After the intention behind the notes have been ascertained by the Note Controller, the Voice Controller is there to decide which samples are to start, stop, fade, etc. The Voice Controller is made with many different partitions that tell it which samples to play for an attack, or legato, or staccato, release, etc, – and how to start and stop the current voices to achieve that.
This part of the program is incredibly intricate yet remarkably powerful due to a clever way of dealing with Note IDs, and a part of the program I called the Scheduler. The Scheduler ensures that in instances where complex crossfades are going on (eg, when playing fast) between articulation groups and pitch groups, there are never any stray notes acting out of place by fading in or fading out undesirably.
This is most relevant when using legato samples:- I deemed it good practice to hold the legato sample for as long as possible to reduce the number of crossfades. Reason being, the longer you hold it, the fewer crossfades you’re likely to do as you’re able to transition from legato sample to legato sample without having the sustain jammed in between (and the possible changes in timbre that can go with that).
The Voice controller also has the ability to choose randomised (or potentially specifically chosen) samples for dynamic layers, combined with the dynamics controller, this makes a powerful tool for a wide range or variability.
I’m aiming for dynamics to be multi layered then crossfaded to create a mix for the desired dynamic level input by the sequencer. This will obviously require the use of my dynamic time warping program to ensure that phasey/doubling artefacts are not present.
This part of the program relies on a metadata analysis of loudness of the notes. The analysis is a fairly simple script that calculates the perceptual loudness of the sample, carried out in Java and exported to a format that Kontakt can read. Measuring the loudness of the sample give the ability in the Kontakt engine to automatically adjust the mix to match the desired dynamic.
If a target dynamic is below or above the range of samples available, the script artificially boosts or reduces the volume to match the target dynamic. It’s possible that a high shelf filter could be applied to modify the frequencies appropriately if it adds to the realism.
The dynamics controller is currently undergoing a further development, whereby dynamic legato samples (legato samples at different dynamics) are not to be mixed. Mixing legato samples sometimes lead to the phasey/doubling problem, as their harmonics and pitch fluctuate more. The new way of dealing with legato samples is for the engine to choose a legato sample that is closest to the target dynamic and artificially modify the volume to match the target dynamic.

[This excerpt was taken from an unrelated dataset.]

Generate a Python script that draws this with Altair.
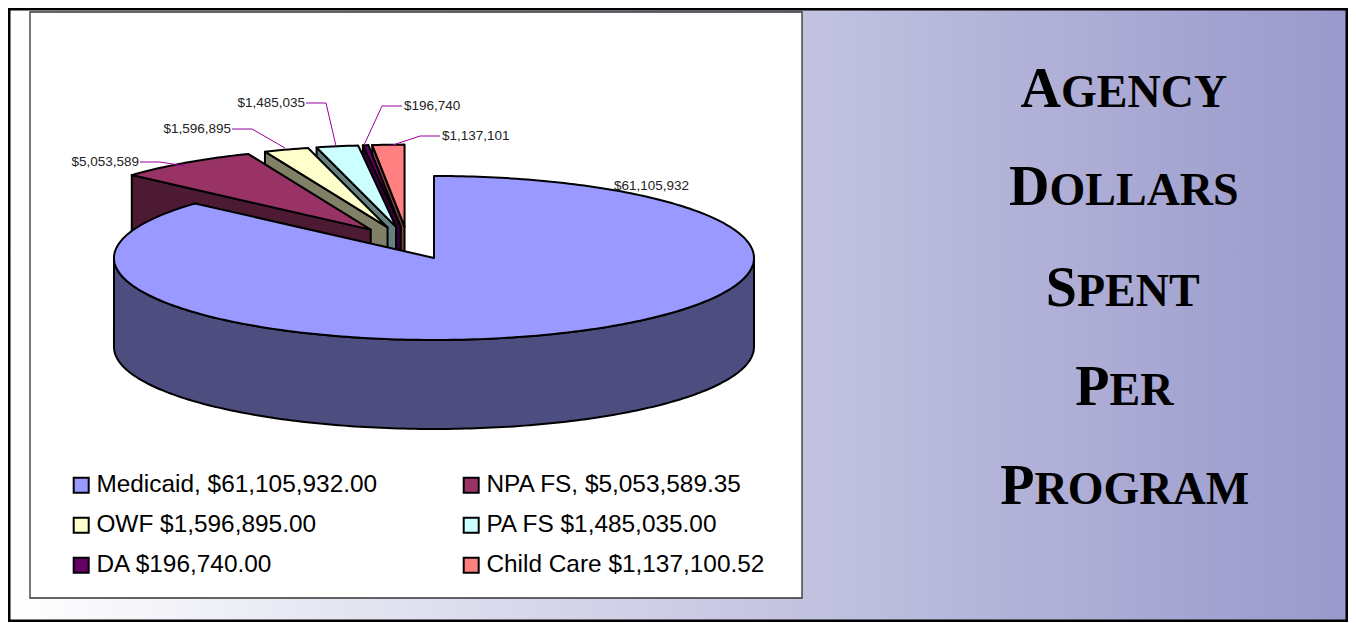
import math
import altair as alt

# --- chart values
categories = ["Medicaid", "NPA FS", "OWF", "PA FS", "DA", "Child Care"]
values = [61105932.00, 5053589.35, 1596895.00, 1485035.00, 196740.00, 1137100.52]
legend_labels = ["Medicaid, $61,105,932.00", "NPA FS, $5,053,589.35", "OWF $1,596,895.00",
                 "PA FS $1,485,035.00", "DA $196,740.00", "Child Care $1,137,100.52"]
top_colors = ["#9999FF", "#993366", "#FFFFCC", "#CCFFFF", "#660066", "#FF8080"]
wall_colors = ["#4D4D80", "#4D1A33", "#808066", "#668080", "#330033", "#804040"]
title_big = ["A", "D", "S", "P", "P"]
title_small = ["GENCY", "OLLARS", "PENT", "ER", "ROGRAM"]
title_split = [1061, 1049.5, 1077, 1109.5, 1034.5]
title_base = [107, 205, 306, 405, 504]
label_anchor = [(614, 186, "left"), (139, 162, "right"), (231, 129, "right"),
                (305, 103, "right"), (404, 106, "left"), (442, 136, "left")]
leaders = [
    [],
    [(140, 162), (160, 162), (185, 166)],
    [(232, 129), (252, 129), (285, 148)],
    [(306, 103), (326, 103), (336, 146)],
    [(402, 106), (382, 106), (364, 145)],
    [(440, 136), (420, 136), (390, 146)],
]

# --- 3-D pie geometry (page pixels)
CX, CY, RX, RY, DEPTH, EXPLODE = 407.8, 243.0, 320.0, 82.0, 89.0, 0.2
total = sum(values)
angles = []
a = 0.0
for v in values:
    angles.append((a, a + v / total * 360.0))
    a += v / total * 360.0


def rim(cx, cy, deg, dy=0.0):
    r = math.radians(deg)
    return [cx + RX * math.sin(r), cy - RY * math.cos(r) + dy]


def sweep(a0, a1):
    n = max(2, int(abs(a1 - a0)) + 2)
    return [a0 + (a1 - a0) * i / (n - 1) for i in range(n)]


def feature(name, ring):
    ring = ring + [ring[0]]
    return {"type": "Feature", "geometry": {"type": "Polygon", "coordinates": [ring]},
            "properties": {"face": name}}


features = []
for i in [5, 4, 3, 2, 1, 0]:
    a0, a1 = angles[i]
    mid = math.radians((a0 + a1) / 2)
    cx = CX + EXPLODE * RX * math.sin(mid)
    cy = CY - EXPLODE * RY * math.cos(mid)
    wall = "wall " + categories[i]
    if i == 0:
        arc = sweep(90, 270)
        features.append(feature(wall, [rim(cx, cy, d) for d in arc]
                                + [rim(cx, cy, d, DEPTH) for d in reversed(arc)]))
    else:
        s = rim(cx, cy, a0)
        features.append(feature(wall, [[cx, cy], s, [s[0], s[1] + DEPTH], [cx, cy + DEPTH]]))
    features.append(feature(legend_labels[i], [[cx, cy]] + [rim(cx, cy, d) for d in sweep(a0, a1)]))

X = lambda f: alt.X(f, type="quantitative", axis=None, scale=alt.Scale(domain=[8, 1348]))
Y = lambda f: alt.Y(f, type="quantitative", axis=None, scale=alt.Scale(domain=[8, 622], reverse=True))

gradient = alt.Gradient(gradient="linear", x1=0, x2=1, y1=0, y2=0,
                        stops=[alt.GradientStop(color="#FFFFFF", offset=0),
                               alt.GradientStop(color="#9999CC", offset=1)])

frame = alt.Chart(alt.Data(values=[{"x": 9.25, "x2": 1346.75, "y": 9.25, "y2": 620.75}])).mark_rect(
    fill=gradient, stroke="#000000", strokeWidth=2.5
).encode(x=X("x"), x2="x2", y=Y("y"), y2="y2")

box = alt.Chart(alt.Data(values=[{"x": 30, "x2": 802, "y": 12, "y2": 598}])).mark_rect(
    fill="#FFFFFF", stroke="#333333", strokeWidth=1.3
).encode(x=X("x"), x2="x2", y=Y("y"), y2="y2")

domain = legend_labels + ["wall " + c for c in categories]
pie = alt.Chart(alt.Data(values=features)).mark_geoshape(
    stroke="#000000", strokeWidth=2, strokeJoin="round"
).encode(
    color=alt.Color(
        "properties.face:N",
        scale=alt.Scale(domain=domain, range=top_colors + wall_colors),
        legend=alt.Legend(
            title=None, values=legend_labels, orient="none", legendX=61, legendY=465,
            columns=2, direction="horizontal", columnPadding=81, rowPadding=15,
            symbolType="square", symbolSize=225, symbolStrokeColor="#000000",
            symbolStrokeWidth=2, labelFont="Liberation Sans", labelFontSize=24.4,
            labelColor="#000000", labelLimit=400, symbolOffset=0, labelOffset=3,
        ),
    )
).project(type="identity", scale=1, translate=[-8, -8], reflectY=False)

leader_rows = [{"k": i, "o": j, "x": p[0], "y": p[1]}
               for i, pts in enumerate(leaders) for j, p in enumerate(pts)]
leader = alt.Chart(alt.Data(values=leader_rows)).mark_line(color="#990099", strokeWidth=1).encode(
    x=X("x"), y=Y("y"), detail="k:N", order="o:Q"
)

label_layers = []
for al in ["left", "right"]:
    rows = [{"t": f"${v:,.0f}", "x": a[0], "y": a[1]}
            for v, a in zip(values, label_anchor) if a[2] == al]
    label_layers.append(
        alt.Chart(alt.Data(values=rows)).mark_text(
            align=al, baseline="middle", font="Liberation Sans", fontSize=13.5, color="#222222"
        ).encode(x=X("x"), y=Y("y"), text="t:N")
    )

big_rows = [{"t": t, "x": x, "y": y} for t, x, y in zip(title_big, title_split, title_base)]
small_rows = [{"t": t, "x": x, "y": y} for t, x, y in zip(title_small, title_split, title_base)]
title_a = alt.Chart(alt.Data(values=big_rows)).mark_text(
    align="right", baseline="alphabetic", font="Liberation Serif", fontWeight="bold",
    fontSize=56, color="#000000"
).encode(x=X("x"), y=Y("y"), text="t:N")
title_b = alt.Chart(alt.Data(values=small_rows)).mark_text(
    align="left", baseline="alphabetic", font="Liberation Serif", fontWeight="bold",
    fontSize=46, color="#000000"
).encode(x=X("x"), y=Y("y"), text="t:N")

chart = alt.layer(
    frame, box, pie, leader, *label_layers, title_a, title_b
).properties(
    width=1340, height=614, padding=0, background="#FFFFFF",
    autosize=alt.AutoSizeParams(type="none"),
).configure_view(stroke=None)

chart.save("out.html", embed_options={"renderer": "svg", "actions": False})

This must have some assessment to its suitability, as I’ll want to avoid a ‘binary’ change from one dynamic to another dynamic (for instance with a crescendo on a trill). It may be more suitable to use compromise between the linear and binary fades by using an ‘S’ curve (eg sigmoid) to make sure most of one or the other sounds, yet there is still some ability to fade continuously.
All this requires absolutely no adjustment of sample volume whatsoever – just scrupulous scientific measurement with automated code and maths! 😀
(however, improvements must be made to the measurement, as staccatos ‘sound’ louder than they actually are – a better model on perceptual loudness is needed)
The vibrato controller, like the dynamics controller, has its roots in metadata analysis. Real samples of vibrato were analysed for their oscillations in pitch and then formatted for importing to Kontakt.
After my first success with this, I developed the metadata and engine to a much more advanced state: Pitch envelopes were filtered into vibrato and sub-vibrato frequencies in my metadata analysis, and therefore can be controlled separately in the engine. Furthermore, envelopes were split up into different types, being attack, sustain, and release.
When a new note is played, the attack envelope is played. Once finished, it triggers the sustain oscillations. The sustain oscillation array is a 2D vector of many oscillations where any of them can be randomly selected on the fly. Once the note release is triggered, a random release oscillation plays once while the sustain oscillation fades to neutral.
This system can perhaps be improved upon later if the oscillation array were to be redefined as a 3D(or more) tensor, using the dimensions to replicate real features such as vibrato speed, vibrato depth, or style.
The oscillations may also modify the target dynamic at the users discretion.
I’m not entirely convinced by the success of this vibrato system just yet – It will require more testing before I can assess the success of it, or suggest improvements.
After just two weeks, I have something I’m quite proud and fond of:- The system very stable, and is appropriately partitioned into powerful and optimised functions allowing for expansion of capabilities as I add to them.
Development has been held up somewhat with a fatal flaw in my Dynamic Time Warping program – it may take some time to fix, or research and develop a new way to handle phase alignment entirely.